═════ Data supplied ═════
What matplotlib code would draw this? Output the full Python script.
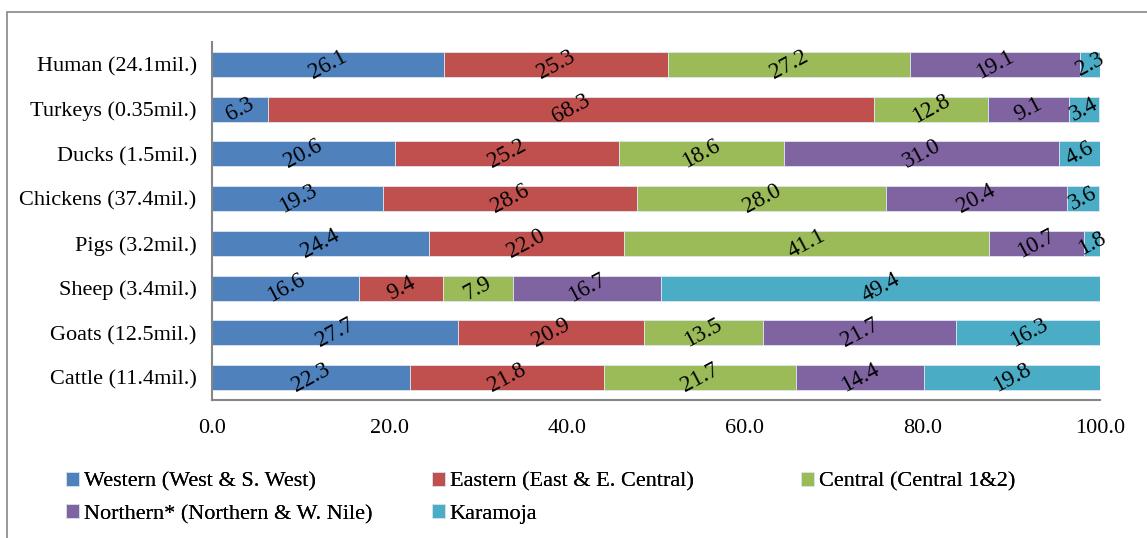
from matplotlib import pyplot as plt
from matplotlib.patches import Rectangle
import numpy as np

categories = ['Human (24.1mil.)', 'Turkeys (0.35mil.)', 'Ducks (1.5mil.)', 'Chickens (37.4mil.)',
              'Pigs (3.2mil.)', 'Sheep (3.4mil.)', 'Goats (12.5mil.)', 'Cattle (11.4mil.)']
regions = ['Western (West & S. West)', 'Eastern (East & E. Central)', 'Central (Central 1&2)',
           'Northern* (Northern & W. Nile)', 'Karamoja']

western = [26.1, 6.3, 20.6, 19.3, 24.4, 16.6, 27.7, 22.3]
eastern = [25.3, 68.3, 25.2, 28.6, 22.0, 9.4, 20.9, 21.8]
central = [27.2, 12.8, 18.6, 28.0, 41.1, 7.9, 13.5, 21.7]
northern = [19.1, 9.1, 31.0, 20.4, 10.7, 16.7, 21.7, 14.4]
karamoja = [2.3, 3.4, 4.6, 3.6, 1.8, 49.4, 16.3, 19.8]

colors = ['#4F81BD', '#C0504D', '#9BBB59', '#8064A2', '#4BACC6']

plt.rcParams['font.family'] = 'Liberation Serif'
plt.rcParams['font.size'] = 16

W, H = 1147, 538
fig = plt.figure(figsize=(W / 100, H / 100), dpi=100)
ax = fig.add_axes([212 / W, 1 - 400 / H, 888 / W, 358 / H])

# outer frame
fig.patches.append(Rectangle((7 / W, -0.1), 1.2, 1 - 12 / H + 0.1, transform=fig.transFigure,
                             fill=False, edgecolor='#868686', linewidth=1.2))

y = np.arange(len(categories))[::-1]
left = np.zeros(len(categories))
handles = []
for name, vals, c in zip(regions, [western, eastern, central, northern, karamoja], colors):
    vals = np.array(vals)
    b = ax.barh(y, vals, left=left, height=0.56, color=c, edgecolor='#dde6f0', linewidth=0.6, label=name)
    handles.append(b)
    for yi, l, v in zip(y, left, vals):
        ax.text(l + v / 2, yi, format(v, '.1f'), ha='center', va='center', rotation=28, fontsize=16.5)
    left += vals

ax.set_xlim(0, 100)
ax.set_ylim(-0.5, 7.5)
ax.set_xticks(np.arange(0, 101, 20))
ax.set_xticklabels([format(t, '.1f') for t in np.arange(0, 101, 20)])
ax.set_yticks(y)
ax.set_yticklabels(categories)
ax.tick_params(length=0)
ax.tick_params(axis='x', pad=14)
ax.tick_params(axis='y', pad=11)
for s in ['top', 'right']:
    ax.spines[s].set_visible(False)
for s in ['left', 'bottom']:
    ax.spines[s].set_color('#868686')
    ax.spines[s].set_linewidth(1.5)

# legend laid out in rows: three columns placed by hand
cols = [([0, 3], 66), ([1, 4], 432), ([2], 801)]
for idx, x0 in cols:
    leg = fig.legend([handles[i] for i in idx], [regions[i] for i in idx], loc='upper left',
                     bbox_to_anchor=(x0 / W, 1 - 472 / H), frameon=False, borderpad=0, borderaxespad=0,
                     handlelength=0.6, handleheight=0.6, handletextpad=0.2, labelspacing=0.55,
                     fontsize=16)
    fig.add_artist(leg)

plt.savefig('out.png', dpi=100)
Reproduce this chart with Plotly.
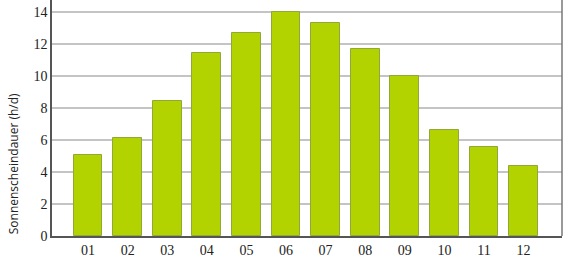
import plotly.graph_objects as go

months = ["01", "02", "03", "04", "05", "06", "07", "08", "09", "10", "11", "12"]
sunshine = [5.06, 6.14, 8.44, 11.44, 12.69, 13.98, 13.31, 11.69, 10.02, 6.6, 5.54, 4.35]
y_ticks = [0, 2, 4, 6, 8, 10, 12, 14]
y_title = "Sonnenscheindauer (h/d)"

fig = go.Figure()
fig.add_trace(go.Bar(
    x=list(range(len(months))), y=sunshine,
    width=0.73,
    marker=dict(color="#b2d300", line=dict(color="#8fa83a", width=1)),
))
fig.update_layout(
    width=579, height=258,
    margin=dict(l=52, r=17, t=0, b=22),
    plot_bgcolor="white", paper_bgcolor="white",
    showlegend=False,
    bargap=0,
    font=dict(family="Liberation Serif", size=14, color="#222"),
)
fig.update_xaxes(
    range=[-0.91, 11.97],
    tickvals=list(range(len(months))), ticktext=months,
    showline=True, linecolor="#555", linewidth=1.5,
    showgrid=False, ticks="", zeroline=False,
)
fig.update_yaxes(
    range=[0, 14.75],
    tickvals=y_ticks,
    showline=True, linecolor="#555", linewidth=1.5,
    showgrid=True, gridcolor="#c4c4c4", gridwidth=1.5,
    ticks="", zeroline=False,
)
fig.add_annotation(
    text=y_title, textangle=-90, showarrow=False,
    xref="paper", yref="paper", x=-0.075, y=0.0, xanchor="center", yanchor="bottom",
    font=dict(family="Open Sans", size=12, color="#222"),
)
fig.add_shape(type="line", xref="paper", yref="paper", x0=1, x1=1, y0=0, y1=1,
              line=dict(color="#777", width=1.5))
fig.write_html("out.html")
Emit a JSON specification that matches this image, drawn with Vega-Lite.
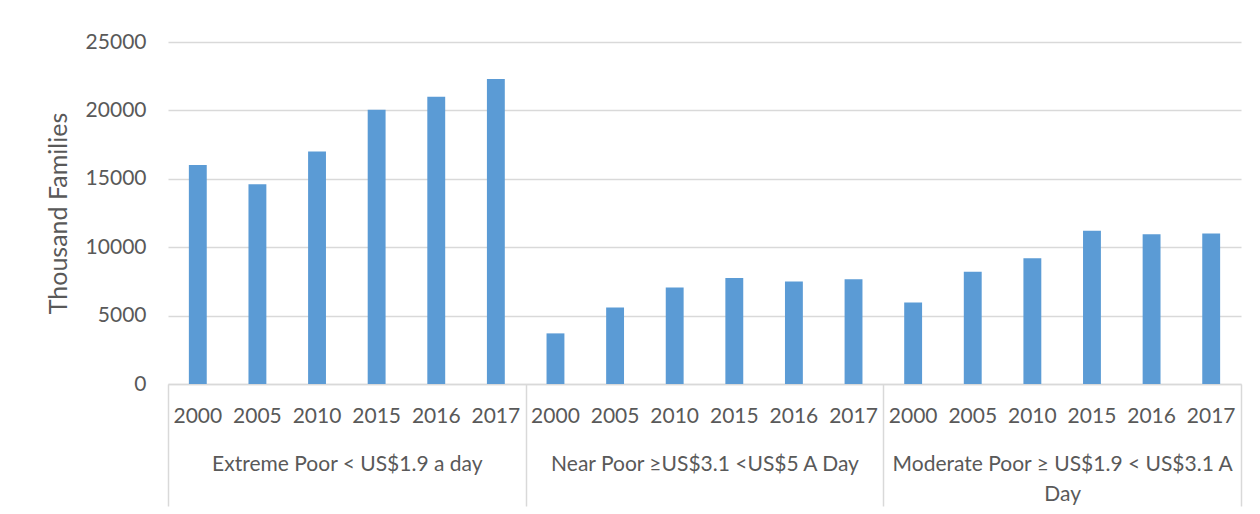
═════
:: Aim of the task ::
Scan the listing above. Collect all lines with the word "matplotlib".

:: Answer to the problem ::
What matplotlib code would draw this? Output the full Python script.
from matplotlib import pyplot as plt
from matplotlib.patches import Rectangle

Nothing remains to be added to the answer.